1) Failed to create socket indicates that something inside your own computer's operating system is blocking it's ability to connect to the internet. Note that it simply does not say that CS x.x.x.x is refusing the connection because the process never got far enough to communicate with x.x.x.x..
2) Failed to open './work/02/wuresults_01.dat' indicates that the results of the analysis are not on your disk so even with a good path to a server, there's noting left to upload.

Re: Server Assignment Philosophy Improvement Suggestions

Posted: Fri Jun 02, 2017 7:54 am
by ifolder
OK, as I don't have the sources of FAHCLient I don't know what error messages exactly stand for and since a socket is a quadruple (src ip, src port, dest ip, dest port) failing to create a socket could also have been because of the dest part...

But if it's not a CS problem, could it be a FAHClient bug?
Because after successfully processing and sending WUs, FAHCLient suddently can't connect to the WS, can't connect to the CS (maybe because of Linux) and also apparently loses track of the work results? And this happened several times this week...

Re: Server Assignment Philosophy Improvement Suggestions

Posted: Fri Jun 02, 2017 9:16 am
by foldy
You did not use any firewall rules or security software that would block outgoing connection creation?

"Too many open files" and "Failed create socket" both looks like FahClient is out of handles?

If you are on linux what does "ulimit -n" show?
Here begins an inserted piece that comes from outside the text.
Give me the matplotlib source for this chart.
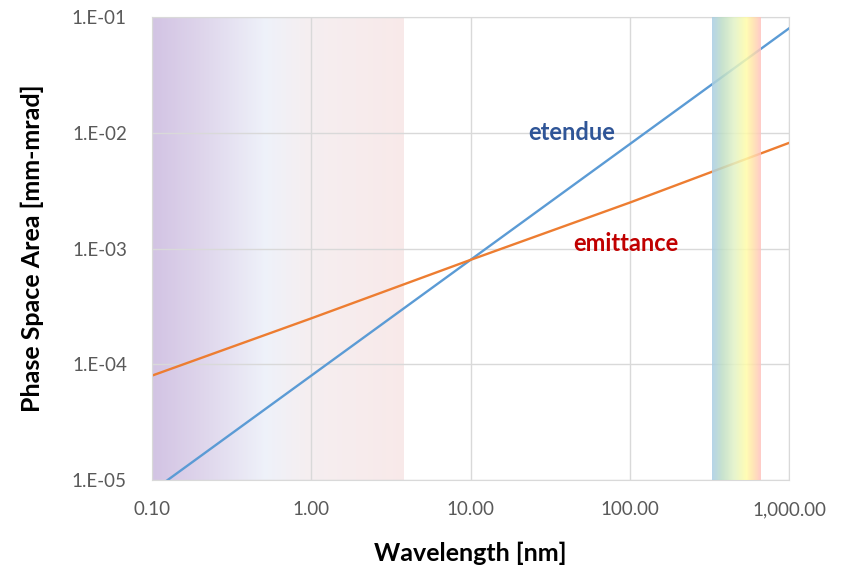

I guess 1024 and you could increase that to "ulimit -n 16384" as workaround.

Still looks like a FahClient bug why it needs so many handles and does not close them again.

Re: Server Assignment Philosophy Improvement Suggestions

Posted: Sat Jun 03, 2017 12:34 pm
by ifolder
No I have no firewall blocking outgoing connection creation. Everything worked well and suddenly I got this problem.

ulimit -n shows indeed 1024

Might be indeed that FAHClient doesn't close the handles when the WS doesn't assign a WU. And since last week there were lots of non-assignement of WU due to the big server problems, the 1024 available handles got all consumed.

Quitting FAHClient and restarting it solved the problem (maybe because the handles were freed by quitting).